Sunday, June 17, 2012

Banff National Park...Fragmented?

Banff National Park holds a very special place in my heart. Not only does it represent the birthplace of the National Parks as we know them in Canada, it is has been home since 2000.

My dad works for Parks Canada and growing up we were exposed to some of the most wild and amazing eco systems across the country.  Parks Canada strives to preserve the environmental integrity of all their protected areas. Historically this hasn’t always been their goal. The inception of Banff National Park, and the other mountain parks that followed suit became a destination for recreation as declared by Parks Commissioner J.B. Harkin.

After reading Rachel Carson’s Silent Spring, I realized that Banff National Park is a perfect example of how the involvement of humans can drastically fragment a landscape. 

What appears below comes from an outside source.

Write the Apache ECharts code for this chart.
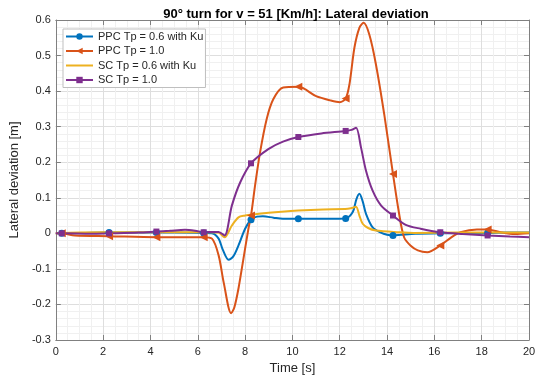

The construction of the Banff Springs Hotel in 1887 by CP Railways was the true testament to William Cornelius Van Horne’s infamous saying “ If you build it, they will come”. Visitors from all over the world ventured to the wild reaches of the Rocky Mountains to discover opportunities to express their art, to hike, to soak in the hot springs, and to discover first nations culture.

A town was born; museums, a zoo and curio exhibits erected, Indian Days commenced, and roads were paved linking visitors to destinations like Lake Louise, Moraine Lake and Jasper. Banff became a world-renowned tourist destination.

How did this affect the landscape? The roads segmented wildlife corridors, tourists began feeding wildlife and habituating them to cars and humans, lakes were doused in DEET to kill the mosquito population and an airstrip was built to increase accessibility.

Banff now is home to around 7000 permanent residents, with a seasonal population influx of around 3000 additional residents. The Trans-Canada highway, the 93 North, and the Bow Valley Parkway intersect the park. Visitors drive massive RVs, gas guzzling SUVs and pack the highways.

Not all change that comes to the Park is negative. With time, Parks Canada has adapted their mandate and is dedicated to the protection and the preservation of the collection of eco systems that make up the National Parks. In Banff, the highways include a series of wildlife under and over passes that allow safe crossings with proven success rates. Education is delivered to decrease the habituation of the animals that call the park home. Expansion of the Banff townsite has reached capacity and there is a limit to how high buildings can be. Certain trails in the park are closed at certain times of the year to allow the bears a chance to maximize their fitness.

A Wild Year-Wildlife Camera Magic!

Learning from mistakes has allowed Parks Canada to best represent the areas they strive to protect. In the future I hope that the evolution of Parks Canada continues to reflect positive change.